• [Information shown]:
_ _ _
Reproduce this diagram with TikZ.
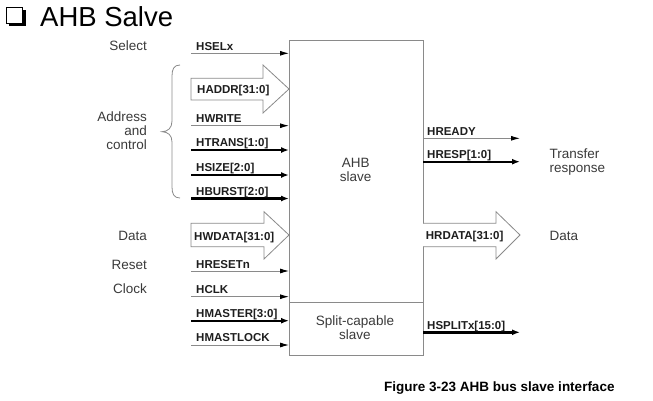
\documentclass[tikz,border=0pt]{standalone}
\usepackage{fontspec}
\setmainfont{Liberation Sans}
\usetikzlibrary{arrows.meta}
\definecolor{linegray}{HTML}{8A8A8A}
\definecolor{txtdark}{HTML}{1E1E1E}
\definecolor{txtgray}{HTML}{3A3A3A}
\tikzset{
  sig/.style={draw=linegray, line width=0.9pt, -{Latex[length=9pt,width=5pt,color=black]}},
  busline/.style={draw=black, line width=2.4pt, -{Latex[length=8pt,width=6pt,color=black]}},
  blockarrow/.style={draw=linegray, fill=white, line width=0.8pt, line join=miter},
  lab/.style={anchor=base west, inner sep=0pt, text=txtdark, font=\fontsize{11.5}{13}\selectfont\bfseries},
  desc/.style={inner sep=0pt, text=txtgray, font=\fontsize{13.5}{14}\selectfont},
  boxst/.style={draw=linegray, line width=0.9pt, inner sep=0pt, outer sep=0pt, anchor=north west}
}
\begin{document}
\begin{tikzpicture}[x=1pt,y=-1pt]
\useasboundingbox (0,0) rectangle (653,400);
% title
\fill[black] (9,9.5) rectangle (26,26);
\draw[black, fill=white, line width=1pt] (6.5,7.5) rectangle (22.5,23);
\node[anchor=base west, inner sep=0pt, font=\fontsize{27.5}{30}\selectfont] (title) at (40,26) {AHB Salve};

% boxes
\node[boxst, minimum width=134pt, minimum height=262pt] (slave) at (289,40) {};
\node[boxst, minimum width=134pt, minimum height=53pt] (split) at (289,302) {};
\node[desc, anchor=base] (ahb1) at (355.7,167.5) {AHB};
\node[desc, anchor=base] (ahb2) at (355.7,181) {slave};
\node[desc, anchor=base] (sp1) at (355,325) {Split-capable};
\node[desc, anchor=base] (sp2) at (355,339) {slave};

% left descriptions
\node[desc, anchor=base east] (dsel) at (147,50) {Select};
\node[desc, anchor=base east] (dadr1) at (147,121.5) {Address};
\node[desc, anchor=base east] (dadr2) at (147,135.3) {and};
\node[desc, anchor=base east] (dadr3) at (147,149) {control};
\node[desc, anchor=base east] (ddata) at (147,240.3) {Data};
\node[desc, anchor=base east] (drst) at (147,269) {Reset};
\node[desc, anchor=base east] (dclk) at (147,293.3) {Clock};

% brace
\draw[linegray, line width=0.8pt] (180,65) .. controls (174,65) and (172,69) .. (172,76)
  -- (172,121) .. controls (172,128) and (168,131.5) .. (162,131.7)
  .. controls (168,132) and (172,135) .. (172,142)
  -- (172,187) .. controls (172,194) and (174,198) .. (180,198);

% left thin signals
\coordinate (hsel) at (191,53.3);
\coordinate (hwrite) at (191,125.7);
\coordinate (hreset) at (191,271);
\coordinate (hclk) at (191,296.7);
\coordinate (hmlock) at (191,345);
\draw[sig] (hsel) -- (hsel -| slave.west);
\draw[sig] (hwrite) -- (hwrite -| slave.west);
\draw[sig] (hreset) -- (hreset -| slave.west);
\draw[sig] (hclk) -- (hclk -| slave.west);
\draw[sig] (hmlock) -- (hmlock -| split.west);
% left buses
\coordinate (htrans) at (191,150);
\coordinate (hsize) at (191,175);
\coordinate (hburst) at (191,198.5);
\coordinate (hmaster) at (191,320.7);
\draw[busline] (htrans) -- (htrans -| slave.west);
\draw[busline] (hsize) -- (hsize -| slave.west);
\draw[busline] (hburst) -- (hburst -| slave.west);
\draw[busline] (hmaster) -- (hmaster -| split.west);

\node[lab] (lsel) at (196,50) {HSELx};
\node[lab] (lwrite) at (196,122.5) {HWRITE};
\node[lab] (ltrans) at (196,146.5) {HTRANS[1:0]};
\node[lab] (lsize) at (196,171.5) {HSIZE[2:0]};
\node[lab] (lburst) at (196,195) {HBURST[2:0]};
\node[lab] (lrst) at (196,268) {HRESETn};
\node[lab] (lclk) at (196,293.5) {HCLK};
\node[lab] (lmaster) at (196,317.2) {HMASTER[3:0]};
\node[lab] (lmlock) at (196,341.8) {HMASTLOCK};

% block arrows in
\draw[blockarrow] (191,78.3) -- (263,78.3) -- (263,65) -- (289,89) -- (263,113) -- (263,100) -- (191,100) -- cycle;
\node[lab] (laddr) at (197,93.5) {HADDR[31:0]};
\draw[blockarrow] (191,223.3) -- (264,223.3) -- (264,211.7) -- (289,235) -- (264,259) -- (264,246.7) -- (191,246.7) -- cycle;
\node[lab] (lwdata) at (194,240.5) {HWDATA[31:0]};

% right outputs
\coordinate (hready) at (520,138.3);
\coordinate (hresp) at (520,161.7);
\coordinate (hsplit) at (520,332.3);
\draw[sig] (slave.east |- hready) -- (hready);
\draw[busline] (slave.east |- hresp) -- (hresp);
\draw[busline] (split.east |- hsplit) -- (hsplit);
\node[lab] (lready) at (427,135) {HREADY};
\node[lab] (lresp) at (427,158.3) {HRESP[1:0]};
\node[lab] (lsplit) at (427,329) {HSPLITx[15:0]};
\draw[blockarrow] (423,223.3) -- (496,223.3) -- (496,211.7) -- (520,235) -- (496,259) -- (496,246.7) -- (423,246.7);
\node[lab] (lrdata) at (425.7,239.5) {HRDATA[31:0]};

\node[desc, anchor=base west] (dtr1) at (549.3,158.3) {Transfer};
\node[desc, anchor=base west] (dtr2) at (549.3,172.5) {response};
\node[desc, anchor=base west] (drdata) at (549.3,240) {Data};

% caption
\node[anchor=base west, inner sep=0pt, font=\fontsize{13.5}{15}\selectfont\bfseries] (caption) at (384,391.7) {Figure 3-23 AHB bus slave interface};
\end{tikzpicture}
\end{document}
_ _ _
• [What the task asks]: Using the material above, return every line exactly as it appears, minus the pictures.

• [Finished task]:
Reproduce this diagram with TikZ.
\documentclass[tikz,border=0pt]{standalone}
\usepackage{fontspec}
\setmainfont{Liberation Sans}
\usetikzlibrary{arrows.meta}
\definecolor{linegray}{HTML}{8A8A8A}
\definecolor{txtdark}{HTML}{1E1E1E}
\definecolor{txtgray}{HTML}{3A3A3A}
\tikzset{
  sig/.style={draw=linegray, line width=0.9pt, -{Latex[length=9pt,width=5pt,color=black]}},
  busline/.style={draw=black, line width=2.4pt, -{Latex[length=8pt,width=6pt,color=black]}},
  blockarrow/.style={draw=linegray, fill=white, line width=0.8pt, line join=miter},
  lab/.style={anchor=base west, inner sep=0pt, text=txtdark, font=\fontsize{11.5}{13}\selectfont\bfseries},
  desc/.style={inner sep=0pt, text=txtgray, font=\fontsize{13.5}{14}\selectfont},
  boxst/.style={draw=linegray, line width=0.9pt, inner sep=0pt, outer sep=0pt, anchor=north west}
}
\begin{document}
\begin{tikzpicture}[x=1pt,y=-1pt]
\useasboundingbox (0,0) rectangle (653,400);
% title
\fill[black] (9,9.5) rectangle (26,26);
\draw[black, fill=white, line width=1pt] (6.5,7.5) rectangle (22.5,23);
\node[anchor=base west, inner sep=0pt, font=\fontsize{27.5}{30}\selectfont] (title) at (40,26) {AHB Salve};

% boxes
\node[boxst, minimum width=134pt, minimum height=262pt] (slave) at (289,40) {};
\node[boxst, minimum width=134pt, minimum height=53pt] (split) at (289,302) {};
\node[desc, anchor=base] (ahb1) at (355.7,167.5) {AHB};
\node[desc, anchor=base] (ahb2) at (355.7,181) {slave};
\node[desc, anchor=base] (sp1) at (355,325) {Split-capable};
\node[desc, anchor=base] (sp2) at (355,339) {slave};

% left descriptions
\node[desc, anchor=base east] (dsel) at (147,50) {Select};
\node[desc, anchor=base east] (dadr1) at (147,121.5) {Address};
\node[desc, anchor=base east] (dadr2) at (147,135.3) {and};
\node[desc, anchor=base east] (dadr3) at (147,149) {control};
\node[desc, anchor=base east] (ddata) at (147,240.3) {Data};
\node[desc, anchor=base east] (drst) at (147,269) {Reset};
\node[desc, anchor=base east] (dclk) at (147,293.3) {Clock};

% brace
\draw[linegray, line width=0.8pt] (180,65) .. controls (174,65) and (172,69) .. (172,76)
  -- (172,121) .. controls (172,128) and (168,131.5) .. (162,131.7)
  .. controls (168,132) and (172,135) .. (172,142)
  -- (172,187) .. controls (172,194) and (174,198) .. (180,198);

% left thin signals
\coordinate (hsel) at (191,53.3);
\coordinate (hwrite) at (191,125.7);
\coordinate (hreset) at (191,271);
\coordinate (hclk) at (191,296.7);
\coordinate (hmlock) at (191,345);
\draw[sig] (hsel) -- (hsel -| slave.west);
\draw[sig] (hwrite) -- (hwrite -| slave.west);
\draw[sig] (hreset) -- (hreset -| slave.west);
\draw[sig] (hclk) -- (hclk -| slave.west);
\draw[sig] (hmlock) -- (hmlock -| split.west);
% left buses
\coordinate (htrans) at (191,150);
\coordinate (hsize) at (191,175);
\coordinate (hburst) at (191,198.5);
\coordinate (hmaster) at (191,320.7);
\draw[busline] (htrans) -- (htrans -| slave.west);
\draw[busline] (hsize) -- (hsize -| slave.west);
\draw[busline] (hburst) -- (hburst -| slave.west);
\draw[busline] (hmaster) -- (hmaster -| split.west);

\node[lab] (lsel) at (196,50) {HSELx};
\node[lab] (lwrite) at (196,122.5) {HWRITE};
\node[lab] (ltrans) at (196,146.5) {HTRANS[1:0]};
\node[lab] (lsize) at (196,171.5) {HSIZE[2:0]};
\node[lab] (lburst) at (196,195) {HBURST[2:0]};
\node[lab] (lrst) at (196,268) {HRESETn};
\node[lab] (lclk) at (196,293.5) {HCLK};
\node[lab] (lmaster) at (196,317.2) {HMASTER[3:0]};
\node[lab] (lmlock) at (196,341.8) {HMASTLOCK};

% block arrows in
\draw[blockarrow] (191,78.3) -- (263,78.3) -- (263,65) -- (289,89) -- (263,113) -- (263,100) -- (191,100) -- cycle;
\node[lab] (laddr) at (197,93.5) {HADDR[31:0]};
\draw[blockarrow] (191,223.3) -- (264,223.3) -- (264,211.7) -- (289,235) -- (264,259) -- (264,246.7) -- (191,246.7) -- cycle;
\node[lab] (lwdata) at (194,240.5) {HWDATA[31:0]};

% right outputs
\coordinate (hready) at (520,138.3);
\coordinate (hresp) at (520,161.7);
\coordinate (hsplit) at (520,332.3);
\draw[sig] (slave.east |- hready) -- (hready);
\draw[busline] (slave.east |- hresp) -- (hresp);
\draw[busline] (split.east |- hsplit) -- (hsplit);
\node[lab] (lready) at (427,135) {HREADY};
\node[lab] (lresp) at (427,158.3) {HRESP[1:0]};
\node[lab] (lsplit) at (427,329) {HSPLITx[15:0]};
\draw[blockarrow] (423,223.3) -- (496,223.3) -- (496,211.7) -- (520,235) -- (496,259) -- (496,246.7) -- (423,246.7);
\node[lab] (lrdata) at (425.7,239.5) {HRDATA[31:0]};

\node[desc, anchor=base west] (dtr1) at (549.3,158.3) {Transfer};
\node[desc, anchor=base west] (dtr2) at (549.3,172.5) {response};
\node[desc, anchor=base west] (drdata) at (549.3,240) {Data};

% caption
\node[anchor=base west, inner sep=0pt, font=\fontsize{13.5}{15}\selectfont\bfseries] (caption) at (384,391.7) {Figure 3-23 AHB bus slave interface};
\end{tikzpicture}
\end{document}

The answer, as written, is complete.